Take the city of Alameda, for example. Twenty years ago, with the massive Naval Air Station undergirding its economy, Alameda was a bastion of blue-collar Reagan Democrat populism, a little slice of flag-waving Middle America. Now that the base is gone, the city’s martial identity has fled with it, catalyzing a larger cultural and economic transformation. The blue-collar civilian defense workers and retirees are long gone, replaced by Silicon Valley tech workers who tend to be young, diverse, and liberal. Alameda has gone from parochial to cosmopolitan, from Mayberry to Baghdad-by-the-Bay.

In 1984, current Alameda Vice Mayor Tony Daysog was president of the Encinal High School student council. Officials with the Naval Air Station offered to mount a mothballed Navy jet on the lawn in front of the school, and Daysog thought nothing of it.

Now, an Encinal High School teacher is leading a campaign to haul the jet off school property, arguing that military hardware has no place in an institution dedicated to children and learning. This, Daysog claims, is a shining example of how Alameda has changed. “Alameda was a small island, blue-collar in nature, where everybody comfortably knew everyone,” he says. “There was a greater appreciation then for the military, because it was such a profound part of our lives when I grew up. … Now we have major biotech and high tech companies like Wind River — economically, we have certainly grown up. And socially that’s true as well. For example, questions of gay and lesbian issues aren’t much of a hot-button issue anymore. It used to be such a big deal every June, when the Gay Pride Month would come up.”

According to Mayor Beverly Johnson, whose family has lived in the city for five generations, Alameda’s traditional antitax populism has been overwhelmed by a wave of liberal sentiment. Contemporary Alamedans, she says, have yet to meet a tax they didn’t like: property taxes for the schools, the library, and a whopping $372 parcel tax to keep their city-owned hospital afloat. Alameda has single-payer health care, it has municipalized its power grid — in some ways, it’s more liberal than Berkeley. And when the city council was asked to approve a motion asking Bush not to pursue the war in Iraq, it passed without a single opposing vote.

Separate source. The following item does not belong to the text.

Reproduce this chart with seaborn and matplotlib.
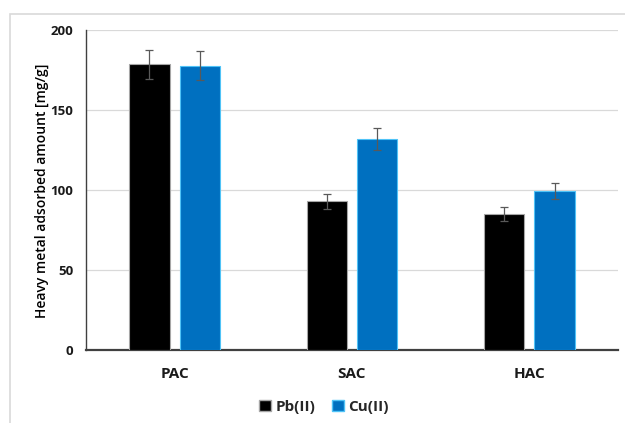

Alameda is hardly alone in its new enchantment with liberalism. Fueled by the same white-collar, infotech work force replacing the old blue-collar factory workers, a highbrow progressive sentiment has taken root in the East Bay suburbs, and virtually none of the traditional “heartland” military boosters are left. That’s put the antiwar movement in an awkward position. Nationally, Middle America provides the bedrock of support for the war, and ending it would mean changing the minds of white, churchgoing flag-wavers who don’t trust cities and watch Fox News. But there’s no outpost of Middle America left in the Bay Area.

In the last few weeks, antiwar activists have begun to refine their targets. Monday’s action at the port was the most dramatic so far, but protesters have long been brainstorming ways to challenge local participants in the war effort. They’ve hit the San Francisco offices of Bechtel, the engineering firm that is bidding on reconstruction contracts in Iraq, and the Carlyle Group, an investment company with money in the defense industry. They intend to hit ChevronTexaco on April 14. And of course, the giant Sunnyvale defense company Lockheed Martin will see action sooner or later. But even these targets are several links down the chain of responsibility for this war. Aside from Lockheed, none of these institutions are directly involved in killing people on the banks of the Tigris River. But thanks to Ron Dellums, a dedicated anti-war movement, and twenty years of gentrification, they’re all we’ve got left.